HC Deb 25 November 1959 vol 614 cc359-60
35. Mr. Dodds

asked the Secretary of State for War how much has been realised from the sale of 1,250,000 surplus boots; and how this compares with the cost of purchase.

Mr. Soames

The sale of these boots is not yet complete.

Mr. Dodds

Will the right hon. Gentleman explain why? Is it a fact that these boots, which cost nearly £2 a pair, have been on sale at from 8s. 6d. to 10s. a pair? Is not he well aware that there are plenty of buyers to take them at that rate? Why has it taken so long? Can he deny that this blunder arose because, in 1955 and 1956, the War Office insisted on ordering these boots when the provisioning depôt said that they were not required? Is not the secret of the whole thing that somebody had the brainwave that, if these boots were not made, the Ministry of Supply would show a loss on the special leather it held if the leather had to be sold?

Mr. Soames

I will endeavour to answer those questions briefly. As I told the hon. Gentleman when he asked me a Question some months ago, the boots were handed over by the War Office to the Ministry of Supply for sale, and that handing over was completed some months back now. The Ministry of Supply thought it right not to put all these boots on the market at the same time—the hon. and learned Members for Northampton (Mr. Paget) will know the reason for that—but to market them in such a way as to attract the best price over a period of time. Now the moment has arrived when the Ministry of Supply is no longer responsible, for it does not exist any longer, and I am myself responsible for the sale of these boots.
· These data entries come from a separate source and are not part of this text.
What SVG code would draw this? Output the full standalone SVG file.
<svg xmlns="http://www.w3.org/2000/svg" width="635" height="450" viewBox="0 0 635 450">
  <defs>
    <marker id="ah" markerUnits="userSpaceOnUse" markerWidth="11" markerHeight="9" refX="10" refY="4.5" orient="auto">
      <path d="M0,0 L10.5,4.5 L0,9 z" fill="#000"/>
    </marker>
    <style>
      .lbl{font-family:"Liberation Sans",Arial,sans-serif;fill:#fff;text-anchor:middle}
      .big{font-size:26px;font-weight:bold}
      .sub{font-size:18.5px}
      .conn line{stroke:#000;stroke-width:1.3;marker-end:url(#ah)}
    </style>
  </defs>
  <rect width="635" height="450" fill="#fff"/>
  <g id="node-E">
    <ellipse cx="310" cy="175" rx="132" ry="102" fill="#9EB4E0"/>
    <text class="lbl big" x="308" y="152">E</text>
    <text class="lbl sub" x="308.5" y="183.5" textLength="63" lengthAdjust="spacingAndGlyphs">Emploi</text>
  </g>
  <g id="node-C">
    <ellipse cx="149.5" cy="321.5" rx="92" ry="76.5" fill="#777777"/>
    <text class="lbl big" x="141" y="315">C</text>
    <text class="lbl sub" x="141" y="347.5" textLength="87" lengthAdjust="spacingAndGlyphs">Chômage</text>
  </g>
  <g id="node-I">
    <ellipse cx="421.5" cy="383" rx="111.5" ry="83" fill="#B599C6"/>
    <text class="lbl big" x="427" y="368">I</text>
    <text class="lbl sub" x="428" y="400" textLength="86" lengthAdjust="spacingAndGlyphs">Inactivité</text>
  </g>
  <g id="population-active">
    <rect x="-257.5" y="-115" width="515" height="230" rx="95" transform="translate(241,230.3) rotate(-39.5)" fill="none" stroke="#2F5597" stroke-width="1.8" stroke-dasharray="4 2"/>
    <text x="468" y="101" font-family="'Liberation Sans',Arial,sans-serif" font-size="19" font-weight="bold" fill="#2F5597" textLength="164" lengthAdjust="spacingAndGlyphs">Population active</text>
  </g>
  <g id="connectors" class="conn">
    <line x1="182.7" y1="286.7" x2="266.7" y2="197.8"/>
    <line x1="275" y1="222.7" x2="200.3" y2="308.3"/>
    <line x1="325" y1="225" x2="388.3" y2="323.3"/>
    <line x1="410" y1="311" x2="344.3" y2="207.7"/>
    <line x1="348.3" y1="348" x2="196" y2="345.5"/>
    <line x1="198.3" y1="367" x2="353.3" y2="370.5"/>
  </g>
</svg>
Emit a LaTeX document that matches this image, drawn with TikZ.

I can tell the hon. Gentleman that there is another lot to go out for tender in a few weeks' time.

Mr. Paget

Is the right hon. Gentleman aware that, however much these boots may be passed, Northampton is extremely concerned about his activities in running a cut-price shop?

Mr. Soames

That is not strictly true. As the hon. and learned Gentleman knows, we are sending these boots for export.